Rescue crews used boats and aircraft on Saturday to search for a small plane that disappeared off Venezuela carrying the CEO of Italy's iconic Missoni fashion house and five other people.
But more than a day after the BN-2 Islander aircraft disappeared from radar screens on its short flight from the Venezuelan resort islands of Los Roques to Caracas, no sign of the plane had been found, officials said.
"We have no other news" about the plane carrying 58-year-old Vittorio Missoni, the head of the company; his wife, Maurizia Castiglioni; two of their Italian friends; and two Venezuelan crew members, said Paolo Marchetti, a Missoni SpA official. He spoke briefly to reporters as he left company headquarters in the northern Italian town of Sumirago on Saturday afternoon.
Missoni's younger brother, Luca, who is active in the family-run business, was reportedly traveling to Venezuela on Saturday to monitor search efforts.
"We're holding onto a glimmer of hope," said Oswaldo Scalvenzi , a relative of Elda Scalvenzi, one of the Missoni friends aboard the flight. "Until we can see the wreckage" hope will remain, Scalvenzi told Italian state TV on Saturday night.
Search teams were using a plane and a helicopter, working together with the Venezuelan coast guard, Venezuela's National Civil Aviation Institute said in a statement Saturday.
The twin-engine plane had enough fuel on board for a three-hour flight, said Francisco Paz Fleitas, president of the civil aviation agency.

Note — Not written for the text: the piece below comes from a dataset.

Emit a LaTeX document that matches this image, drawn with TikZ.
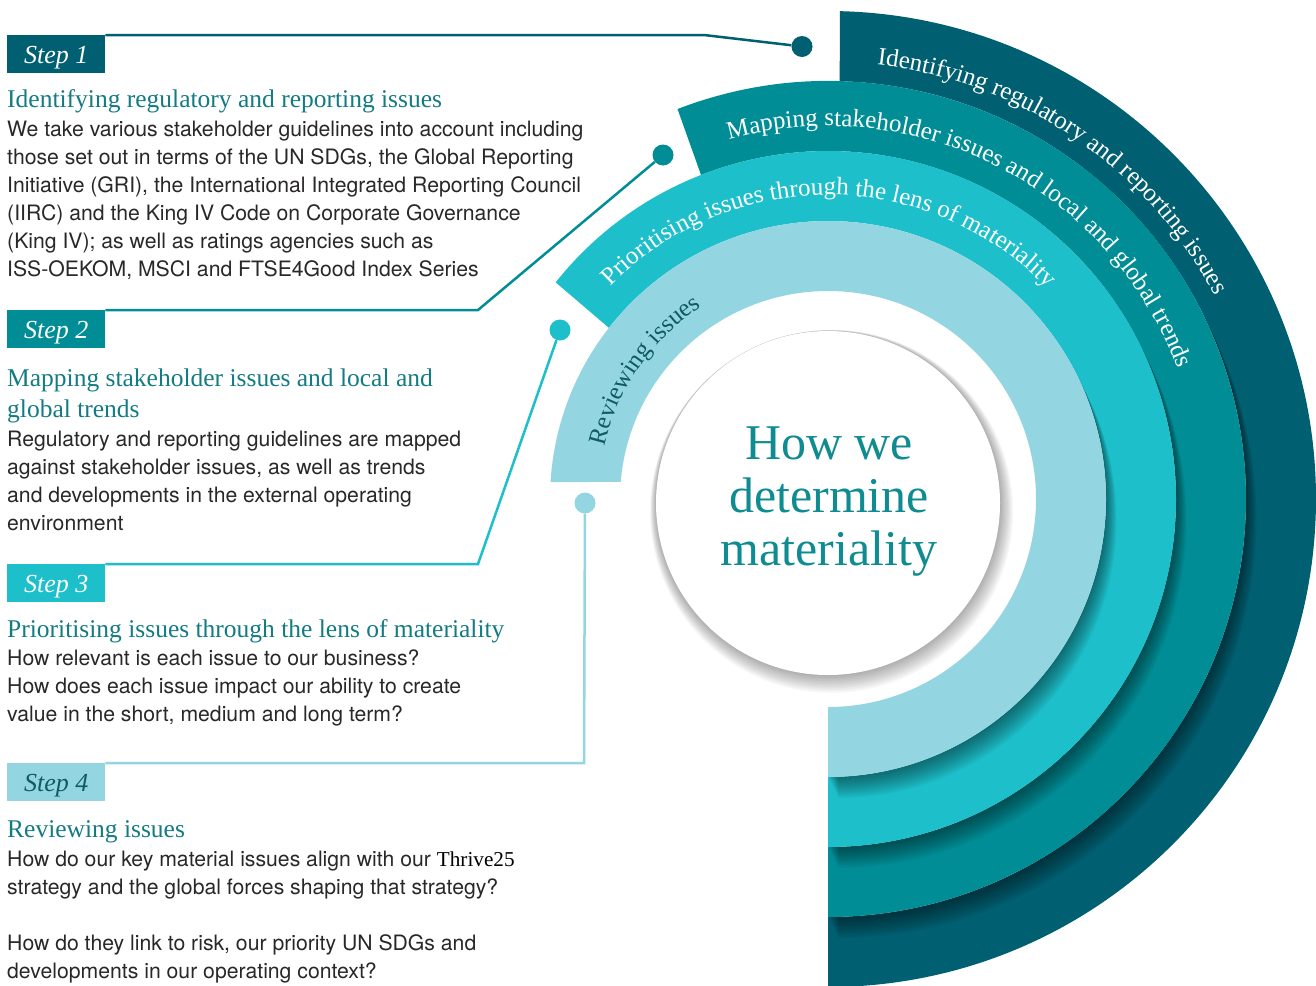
\documentclass[tikz,border=0pt]{standalone}
\usepackage{fontspec}
\setmainfont{Liberation Serif}
\newfontfamily\bodysans{TeX Gyre Heros}
\usetikzlibrary{decorations.text}

\definecolor{cOne}{HTML}{005F70}
\definecolor{cTwo}{HTML}{008D96}
\definecolor{cThree}{HTML}{1CBFCA}
\definecolor{cFour}{HTML}{93D6E2}
\definecolor{headc}{HTML}{137B82}
\definecolor{bodyc}{HTML}{2A2728}
\definecolor{centc}{HTML}{0F8B92}
\definecolor{darkt}{HTML}{0E5A66}

\newcommand\ringpath[4]{(#2:#1) arc[start angle=#2,end angle=-90,radius=#1] -- (-90:#3) arc[start angle=-90,end angle=#4,radius=#3] -- cycle}
\newcommand\ringfont{\fontsize{25}{30}\selectfont}

\tikzset{
  stepbox/.style={minimum width=98pt, minimum height=38pt, inner sep=0pt,
    text height=28pt, text depth=10pt, anchor=north west,
    font=\fontsize{26}{30}\selectfont\itshape},
  head/.style={font=\fontsize{25.5}{31}\selectfont, text=headc, anchor=base west, inner sep=0pt},
  body/.style={font=\bodysans\fontsize{21.2}{28}\selectfont, text=bodyc, anchor=base west, inner sep=0pt},
  dot/.style={circle, minimum size=21pt, inner sep=0pt},
  conn/.style={line width=2.5pt},
  ringtext/.style={decorate, decoration={text along path, text align=center, text color=#1}},
  ringshadow/.style={fill=black, opacity=0.036},
}

\begin{document}
\begin{tikzpicture}[x=1pt,y=1pt]
\useasboundingbox (0,0) rectangle (1316,-985);
\fill[white] (0,0) rectangle (1316,-985);

% ---------- rings ----------
\begin{scope}[shift={(828,-499)}]
  \fill[cOne] \ringpath{488}{88.6}{418}{88.4};
  \begin{scope}
    \clip \ringpath{488}{88.6}{418}{88.4};
    \foreach \i in {1,...,14}{\path[ringshadow,shift={(0.75*\i,-1.5*\i)}] \ringpath{418}{111.1}{348}{111.4};}
  \end{scope}
  \fill[cTwo] \ringpath{418}{111.1}{348}{111.4};
  \begin{scope}
    \clip \ringpath{418}{111.1}{348}{111.4};
    \foreach \i in {1,...,14}{\path[ringshadow,shift={(0.75*\i,-1.5*\i)}] \ringpath{348}{141.5}{278}{142};}
  \end{scope}
  \fill[cThree] \ringpath{348}{141.5}{278}{142};
  \begin{scope}
    \clip \ringpath{348}{141.5}{278}{142};
    \foreach \i in {1,...,14}{\path[ringshadow,shift={(0.75*\i,-1.5*\i)}] \ringpath{278}{176.5}{208}{175.3};}
  \end{scope}
  \fill[cFour] \ringpath{278}{176.5}{208}{175.3};

  % centre disc with soft shadow
  \foreach \i in {1,...,12}{\fill[black,opacity=0.028] (0.3*\i,-4-0.7*\i) circle[radius=172+0.8*\i];}
  \fill[white] (0,-4) circle[radius=172];

  % ring labels
  \path[ringtext=white, decoration={text={|\ringfont|Identifying regulatory and reporting issues}}]
    (125.6:437) arc[start angle=125.6, end angle=-14.4, radius=437];
  \path[ringtext=white, decoration={text={|\ringfont|Mapping stakeholder issues and local and global trends}}]
    (132.9:373) arc[start angle=132.9, end angle=-7.1, radius=373];
  \path[ringtext=white, decoration={text={|\ringfont|Prioritising issues through the lens of materiality}}]
    (159.7:304) arc[start angle=159.7, end angle=19.7, radius=304];
  \path[ringtext=darkt, decoration={text={|\ringfont|Reviewing issues}}]
    (215:230) arc[start angle=215, end angle=75, radius=230];
\end{scope}

\node[align=center, text=centc, font=\fontsize{50}{53}\selectfont, inner sep=0pt] (title) at (829,-502) {How we\\determine\\materiality};

% ---------- step boxes ----------
\node[stepbox, fill=cOne, text=white] (s1) at (7,-35) {Step 1};
\node[stepbox, fill=cTwo, text=white] (s2) at (7,-310) {Step 2};
\node[stepbox, fill=cThree, text=white] (s3) at (7,-564) {Step 3};
\node[stepbox, fill=cFour, text=darkt] (s4) at (7,-763) {Step 4};

% ---------- dots and connectors ----------
\node[dot, fill=cOne] (d1) at (802,-46.5) {};
\node[dot, fill=cTwo] (d2) at (663,-155) {};
\node[dot, fill=cThree] (d3) at (560,-330) {};
\node[dot, fill=cFour] (d4) at (585,-503) {};
\coordinate (k1) at (704,-35);
\coordinate (k2) at (478,-310);
\coordinate (k3) at (478,-564);
\coordinate (k4) at (584,-763);
\draw[conn, cOne] (s1.north east) -- (k1) -- (d1);
\draw[conn, cTwo] (s2.north east) -- (k2) -- (d2);
\draw[conn, cThree] (s3.north east) -- (k3) -- (d3);
\draw[conn, cFour] (s4.north east) -- (k4) -- (d4);

% ---------- texts ----------
\node[head] (h1) at (7,-107) {Identifying regulatory and reporting issues};
\foreach \t [count=\k] in {{We take various stakeholder guidelines into account including},{those set out in terms of the UN SDGs, the Global Reporting},{Initiative (GRI), the International Integrated Reporting Council},{(IIRC) and the King IV Code on Corporate Governance},{(King IV); as well as ratings agencies such as},{ISS-OEKOM, MSCI and FTSE4Good Index Series}}
  \node[body] (ba\k) at (7,-108-28*\k) {\t};

\node[head] (h2a) at (7,-386) {Mapping stakeholder issues and local and};
\node[head] (h2b) at (7,-417) {global trends};
\foreach \t [count=\k] in {{Regulatory and reporting guidelines are mapped},{against stakeholder issues, as well as trends},{and developments in the external operating},{environment}}
  \node[body] (bb\k) at (7,-418-28*\k) {\t};

\node[head] (h3) at (7,-637) {Prioritising issues through the lens of materiality};
\foreach \t [count=\k] in {{How relevant is each issue to our business?},{How does each issue impact our ability to create},{value in the short, medium and long term?}}
  \node[body] (bc\k) at (7,-637-28*\k) {\t};

\node[head] (h4) at (7,-837) {Reviewing issues};
\node[body] (bd1) at (7,-866) {How do our key material issues align with our {\rmfamily\color{black}Thrive25}};
\node[body] (bd2) at (7,-894) {strategy and the global forces shaping that strategy?};
\node[body] (bd3) at (7,-950) {How do they link to risk, our priority UN SDGs and};
\node[body] (bd4) at (7,-978) {developments in our operating context?};
\end{tikzpicture}
\end{document}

Paz said the plane took off at 11:39 a.m. on Friday and had been expected to arrive at Caracas' Simon Bolivar International Airport 42 minutes later.
The civil aviation agency said the authorities declared an alert after the plane didn't make contact with the control tower at the Caracas airport or with the tower in Los Roques.
"The last position registered in radar data and those supplied by a system on board the aircraft" was about 11 miles (18 kilometers) south of Los Roques, the agency said in the statement.
The Italian newspaper La Repubblica reported that Venezuelan aircraft, boats and helicopters took off at dawn Saturday to resume the search for the missing plane, which had been suspended on Friday night.
Venezuelan Interior Minister Nestor Reverol announced that the plane was missing hours after it took off from Los Roques, a string of islands popular for scuba diving, white beaches and coral reefs, and where the Missonis and their friends were on vacation.
Reverol said on Friday that two navy patrol boats were involved in the search and that a specialized oceanographic ship, the Guaicamacuto, also had been deployed.
Vittorio Missoni is the eldest son of the company's founder, Ottavio, who at 91 still follows the business.
The Corriere della Sera newspaper reported that Ottavio and his wife Rosita were at their home in Italy, along with their daughter Angela, waiting for information about the search. Rosita Missoni designs housewares for the company, and Angela is the company's creative director.
The Missoni fashion house, with its trademark zigzag and other geometric patterns in sweaters, scarves and other knitwear, is one of Italy's most famous fashion brands abroad. It is scheduled to display its latest menswear creations at a fashion show in Milan later this month.
Vittorio Missoni played a key role in marketing the Missoni family creations in Asia, especially in Japan, Hong Kong and South Korea as general director of marketing for Missoni SpA. He also spearheaded a push for the company's products in the United States and France. His efforts to expand the brand abroad led Missoni to be dubbed the company's "ambassador."
Vittorio Missoni has been described as an active sportsman and lover of the outdoors. He and his wife and their friends from northern Italy were scheduled to fly back from Caracas to Italy on Friday after spending the Christmas and New Year's holidays in the islands.
The plane disappeared shortly after takeoff on a flight of about 95 miles (150 kilometers) from the islands to the Caracas airport.
Other small planes have gone down or vanished on flights between the archipelago and the mainland.
On Jan. 4, 2008, a plane on a flight from Caracas to Los Roques disappeared after crashing with 14 people aboard, including eight Italians, a Swiss man and five Venezuelans. The pilot had radioed to controllers that he was having engine trouble before the plane went down as it approached the islands. The body of the Venezuelan co-pilot later washed ashore, but no wreckage was found and most of those on board remain missing.
In 2009, a small plane returning from Los Roques with nine people aboard plunged into the Caribbean Sea, but all survived.
Associated Press writer Frances D'Emilio contributed reporting from Rome. Ian James reported in Caracas.